> [RECORDED INFORMATION]:

^^^^

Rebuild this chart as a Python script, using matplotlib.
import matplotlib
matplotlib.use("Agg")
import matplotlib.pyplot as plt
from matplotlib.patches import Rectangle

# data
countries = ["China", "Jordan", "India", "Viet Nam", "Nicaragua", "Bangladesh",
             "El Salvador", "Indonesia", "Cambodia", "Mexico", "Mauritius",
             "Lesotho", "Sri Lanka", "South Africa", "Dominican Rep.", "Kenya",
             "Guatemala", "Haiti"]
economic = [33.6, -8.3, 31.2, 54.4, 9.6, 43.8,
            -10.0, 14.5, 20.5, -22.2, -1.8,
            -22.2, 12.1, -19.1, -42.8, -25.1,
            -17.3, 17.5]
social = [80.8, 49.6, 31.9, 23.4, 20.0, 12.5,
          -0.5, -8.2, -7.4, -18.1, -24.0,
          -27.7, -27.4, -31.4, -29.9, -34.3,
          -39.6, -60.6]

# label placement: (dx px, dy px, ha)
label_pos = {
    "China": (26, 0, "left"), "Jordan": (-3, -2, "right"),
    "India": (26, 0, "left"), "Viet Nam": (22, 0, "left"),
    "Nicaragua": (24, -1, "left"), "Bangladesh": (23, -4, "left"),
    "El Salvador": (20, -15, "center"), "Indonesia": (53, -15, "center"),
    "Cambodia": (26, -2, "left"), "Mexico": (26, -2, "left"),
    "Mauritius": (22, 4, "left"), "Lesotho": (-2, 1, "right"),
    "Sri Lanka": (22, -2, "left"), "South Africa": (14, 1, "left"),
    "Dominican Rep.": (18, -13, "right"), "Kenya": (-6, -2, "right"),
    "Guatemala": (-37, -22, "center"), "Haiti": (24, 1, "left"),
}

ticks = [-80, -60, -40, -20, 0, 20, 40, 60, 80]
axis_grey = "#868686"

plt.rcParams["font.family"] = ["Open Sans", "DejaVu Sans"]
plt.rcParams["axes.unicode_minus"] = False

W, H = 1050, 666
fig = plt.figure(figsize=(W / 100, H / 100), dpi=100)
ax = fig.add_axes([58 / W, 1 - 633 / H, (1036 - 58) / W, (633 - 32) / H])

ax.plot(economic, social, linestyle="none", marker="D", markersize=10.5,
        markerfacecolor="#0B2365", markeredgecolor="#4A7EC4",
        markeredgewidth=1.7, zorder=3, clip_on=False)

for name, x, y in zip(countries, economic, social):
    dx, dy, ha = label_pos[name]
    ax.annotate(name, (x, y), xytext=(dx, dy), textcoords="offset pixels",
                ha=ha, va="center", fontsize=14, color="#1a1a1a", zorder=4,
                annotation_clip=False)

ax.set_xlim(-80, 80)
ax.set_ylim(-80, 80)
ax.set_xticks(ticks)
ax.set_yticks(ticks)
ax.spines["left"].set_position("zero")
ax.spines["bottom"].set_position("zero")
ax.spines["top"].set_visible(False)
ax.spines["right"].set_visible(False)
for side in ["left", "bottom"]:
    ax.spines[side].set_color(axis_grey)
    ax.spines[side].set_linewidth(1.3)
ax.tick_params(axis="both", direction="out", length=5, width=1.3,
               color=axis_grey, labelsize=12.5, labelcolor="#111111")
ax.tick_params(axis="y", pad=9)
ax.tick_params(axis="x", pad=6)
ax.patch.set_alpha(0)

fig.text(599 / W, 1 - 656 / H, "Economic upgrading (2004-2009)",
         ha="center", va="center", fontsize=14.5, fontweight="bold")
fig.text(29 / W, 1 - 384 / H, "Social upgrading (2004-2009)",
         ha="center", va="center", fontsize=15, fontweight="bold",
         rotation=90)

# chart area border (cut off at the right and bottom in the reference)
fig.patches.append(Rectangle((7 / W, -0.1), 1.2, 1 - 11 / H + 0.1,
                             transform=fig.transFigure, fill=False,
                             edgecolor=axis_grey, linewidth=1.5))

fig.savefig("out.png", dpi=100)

^^^^

> [WRITTEN REQUEST]: Work out the number of lines in this listing that include the word "chart". Reply with that number only.

> [ANSWER TO THIS TASK]: 2